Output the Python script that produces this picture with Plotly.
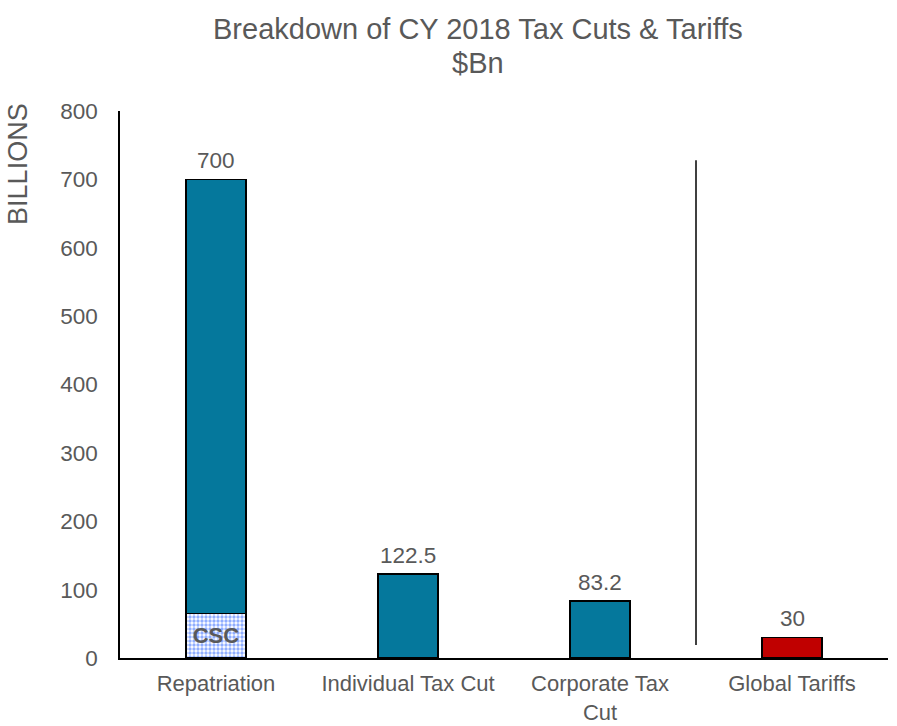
import plotly.graph_objects as go

# Tax cut / tariff breakdown, calendar year 2018, in $ billions
categories = ["Repatriation", "Individual Tax Cut", "Corporate Tax<br>Cut", "Global Tariffs"]
totals = [700, 122.5, 83.2, 30]
csc_share = [65, 0, 0, 0]          # portion of repatriation attributed to CSC
bar_colors = ["#05789C", "#05789C", "#05789C", "#C00000"]
title_lines = ["Breakdown of CY 2018 Tax Cuts & Tariffs", "$Bn"]

upper = [t - c for t, c in zip(totals, csc_share)]
label_text = [f"{t:g}" for t in totals]

GRAY = "#595959"
FONT = "Liberation Sans, Arial, sans-serif"
TICK = 22.5

fig = go.Figure()

# dotted CSC base segment
fig.add_trace(go.Bar(
    x=categories[:1], y=csc_share[:1],
    marker=dict(color="white",
                line=dict(color="black", width=1.5),
                pattern=dict(shape=".", fgcolor="#1F5BFF", bgcolor="white",
                             size=4, solidity=0.55)),
    text=["<b>CSC</b>"], textposition="inside", insidetextanchor="middle",
    textangle=0, constraintext="none",
    insidetextfont=dict(family=FONT, size=22, color=GRAY),
    hoverinfo="skip", showlegend=False,
))

# main bars (stacked on CSC for repatriation)
fig.add_trace(go.Bar(
    x=categories, y=upper,
    marker=dict(color=bar_colors, line=dict(color="black", width=1.5)),
    showlegend=False,
))

# divider between tax cuts and tariffs
fig.add_shape(type="line", xref="x", yref="y", x0=2.5, x1=2.5, y0=19, y1=728,
              line=dict(color="black", width=1.5))

annotations = []
# value labels above each bar
for cat, tot, txt in zip(categories, totals, label_text):
    annotations.append(dict(x=cat, y=tot, text=txt, xref="x", yref="y",
                            yanchor="middle", yshift=19, showarrow=False,
                            font=dict(family=FONT, size=TICK, color=GRAY)))
# two-line title
for line_text, ypos in zip(title_lines, [1.1505, 1.0885]):
    annotations.append(dict(text=line_text, xref="paper", yref="paper",
                            x=0.466, y=ypos, xanchor="center", yanchor="middle",
                            showarrow=False,
                            font=dict(family=FONT, size=29, color=GRAY)))
# axis title
annotations.append(dict(text="BILLIONS", xref="paper", yref="paper",
                        x=-0.133, y=0.903, xanchor="center", yanchor="middle",
                        textangle=-90, showarrow=False,
                        font=dict(family=FONT, size=27, color=GRAY)))

fig.update_layout(
    width=897, height=726,
    barmode="stack", bargap=0.6875,
    plot_bgcolor="white", paper_bgcolor="white",
    margin=dict(l=120, r=9, t=111, b=68),
    font=dict(family=FONT, size=TICK, color=GRAY),
    xaxis=dict(showline=True, linecolor="black", linewidth=1.5,
               showgrid=False, ticks="", ticklabelstandoff=5,
               automargin=False,
               tickfont=dict(family=FONT, size=22, color=GRAY)),
    yaxis=dict(range=[0, 800], dtick=100, showline=True, linecolor="black",
               linewidth=1.5, showgrid=False, zeroline=False, ticks="",
               ticklabelstandoff=16, automargin=False,
               tickfont=dict(family=FONT, size=TICK, color=GRAY)),
    annotations=annotations,
)

fig.write_html("out.html")
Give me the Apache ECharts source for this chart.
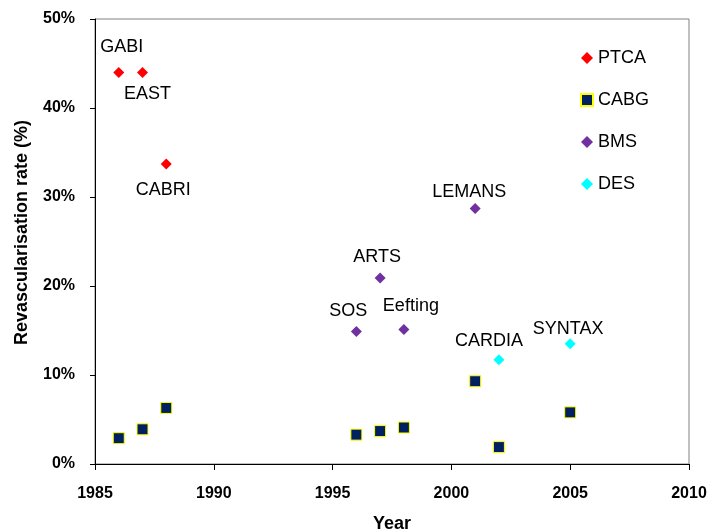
<!DOCTYPE html>
<html>
<head>
<meta charset="utf-8">
<script src="https://cdn.jsdelivr.net/npm/echarts@6/dist/echarts.min.js"></script>
<style>html,body{margin:0;padding:0;background:#fff}#c{width:716px;height:531px}</style>
</head>
<body>
<div id="c"></div>
<script>
// Data
const ptcaNames = ['GABI', 'EAST', 'CABRI'];
const ptcaYears = [1986, 1987, 1988];
const ptcaValues = [44.0, 44.0, 33.7];

const cabgYears = [1986, 1987, 1988, 1996, 1997, 1998, 2001, 2002, 2005];
const cabgValues = [2.9, 3.9, 6.3, 3.3, 3.7, 4.1, 9.3, 1.9, 5.8];

const bmsNames = ['SOS', 'ARTS', 'Eefting', 'LEMANS'];
const bmsYears = [1996, 1997, 1998, 2001];
const bmsValues = [14.9, 20.9, 15.1, 28.7];

const desNames = ['CARDIA', 'SYNTAX'];
const desYears = [2002, 2005];
const desValues = [11.7, 13.5];

const xTicks = [1985, 1990, 1995, 2000, 2005, 2010];
const yTicks = [0, 10, 20, 30, 40, 50];

// Styling (label offsets relative to marker centre)
const labelOffsets = {
  GABI: [3, -25], EAST: [5, 22], CABRI: [-3, 26],
  LEMANS: [-6, -17], ARTS: [-3, -21], SOS: [-8, -20], Eefting: [7, -24],
  CARDIA: [-10, -19], SYNTAX: [-2, -15]
};
const FONT = '"Liberation Sans", Arial, sans-serif';

function build(years, values, names) {
  return years.map((y, i) => {
    const item = { value: [y, values[i]] };
    if (names) {
      item.name = names[i];
      item.label = { show: true, position: 'inside', offset: labelOffsets[names[i]],
        formatter: names[i], color: '#000', fontSize: 18, fontFamily: FONT,
        textBorderWidth: 0, opacity: 1 };
    }
    return item;
  });
}

const chart = echarts.init(document.getElementById('c'), null, { renderer: 'canvas' });
chart.setOption({
  animation: false,
  backgroundColor: '#fff',
  grid: { left: 95, right: 27, top: 19, bottom: 67, outerBoundsMode: 'none', containLabel: false,
    show: true, borderColor: '#808080', borderWidth: 1, backgroundColor: 'transparent' },
  legend: {
    orient: 'vertical', left: 575, top: 44, itemWidth: 12, itemHeight: 12, itemGap: 24,
    textStyle: { fontSize: 18, fontFamily: FONT, color: '#000' },
    data: ['PTCA', 'CABG', 'BMS', 'DES']
  },
  xAxis: {
    type: 'value', min: xTicks[0], max: xTicks[xTicks.length - 1], interval: 5,
    name: 'Year', nameLocation: 'middle', nameGap: 51,
    nameTextStyle: { fontSize: 18, fontWeight: 'bold', fontFamily: FONT, color: '#000' },
    axisLine: { show: true, lineStyle: { color: '#000', width: 1 } },
    axisTick: { show: true, inside: false, length: 6, lineStyle: { color: '#000' } },
    axisLabel: { fontSize: 16, fontWeight: 'bold', fontFamily: FONT, color: '#000', margin: 22,
      formatter: v => String(v) },
    splitLine: { show: false }
  },
  yAxis: {
    type: 'value', min: yTicks[0], max: yTicks[yTicks.length - 1], interval: 10,
    name: 'Revascularisation rate (%)', nameLocation: 'middle', nameGap: 64,
    nameTextStyle: { fontSize: 18, fontWeight: 'bold', fontFamily: FONT, color: '#000', padding: [0, 0, 0, 18] },
    axisLine: { show: true, lineStyle: { color: '#000', width: 1 } },
    axisTick: { show: true, inside: false, length: 5, lineStyle: { color: '#000' } },
    axisLabel: { fontSize: 16, fontWeight: 'bold', fontFamily: FONT, color: '#000', margin: 20, formatter: '{value}%' },
    splitLine: { show: false }
  },
  series: [
    { name: 'PTCA', type: 'scatter', symbol: 'diamond', symbolSize: 11,
      itemStyle: { color: '#FF0000', opacity: 1 }, data: build(ptcaYears, ptcaValues, ptcaNames) },
    { name: 'CABG', type: 'scatter', symbol: 'rect', symbolSize: 11,
      itemStyle: { color: '#002060', borderColor: '#FFFF00', borderWidth: 1, opacity: 1 }, data: build(cabgYears, cabgValues, null) },
    { name: 'BMS', type: 'scatter', symbol: 'diamond', symbolSize: 11,
      itemStyle: { color: '#7030A0', opacity: 1 }, data: build(bmsYears, bmsValues, bmsNames) },
    { name: 'DES', type: 'scatter', symbol: 'diamond', symbolSize: 11,
      itemStyle: { color: '#00FFFF', opacity: 1 }, data: build(desYears, desValues, desNames) }
  ]
});
</script>
</body>
</html>
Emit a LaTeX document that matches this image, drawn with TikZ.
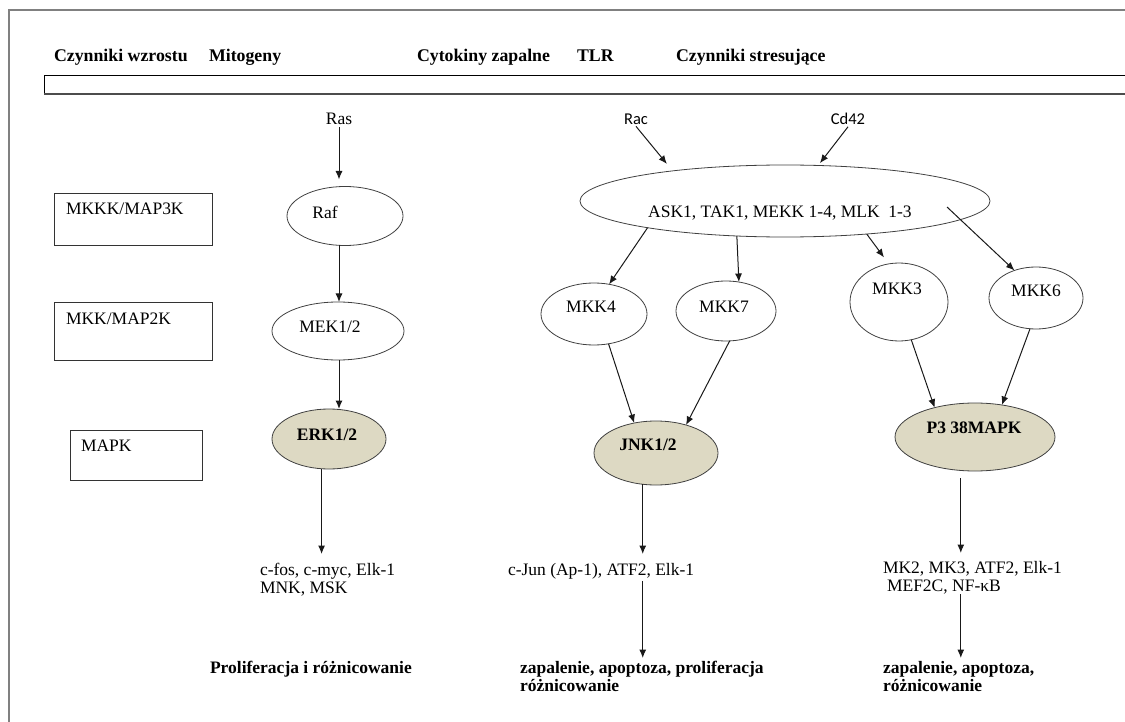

Exercise directions
Print exactly the first line of the entries and every line after it through the one that contains "fig = go.Figure()", leaving the pictures out.

Solution to this task
Output the Python script that produces this picture with Plotly.
import plotly.graph_objects as go

# Tax cut / tariff breakdown, calendar year 2018, in $ billions
categories = ["Repatriation", "Individual Tax Cut", "Corporate Tax<br>Cut", "Global Tariffs"]
totals = [700, 122.5, 83.2, 30]
csc_share = [65, 0, 0, 0]          # portion of repatriation attributed to CSC
bar_colors = ["#05789C", "#05789C", "#05789C", "#C00000"]
title_lines = ["Breakdown of CY 2018 Tax Cuts & Tariffs", "$Bn"]

upper = [t - c for t, c in zip(totals, csc_share)]
label_text = [f"{t:g}" for t in totals]

GRAY = "#595959"
FONT = "Liberation Sans, Arial, sans-serif"
TICK = 22.5

fig = go.Figure()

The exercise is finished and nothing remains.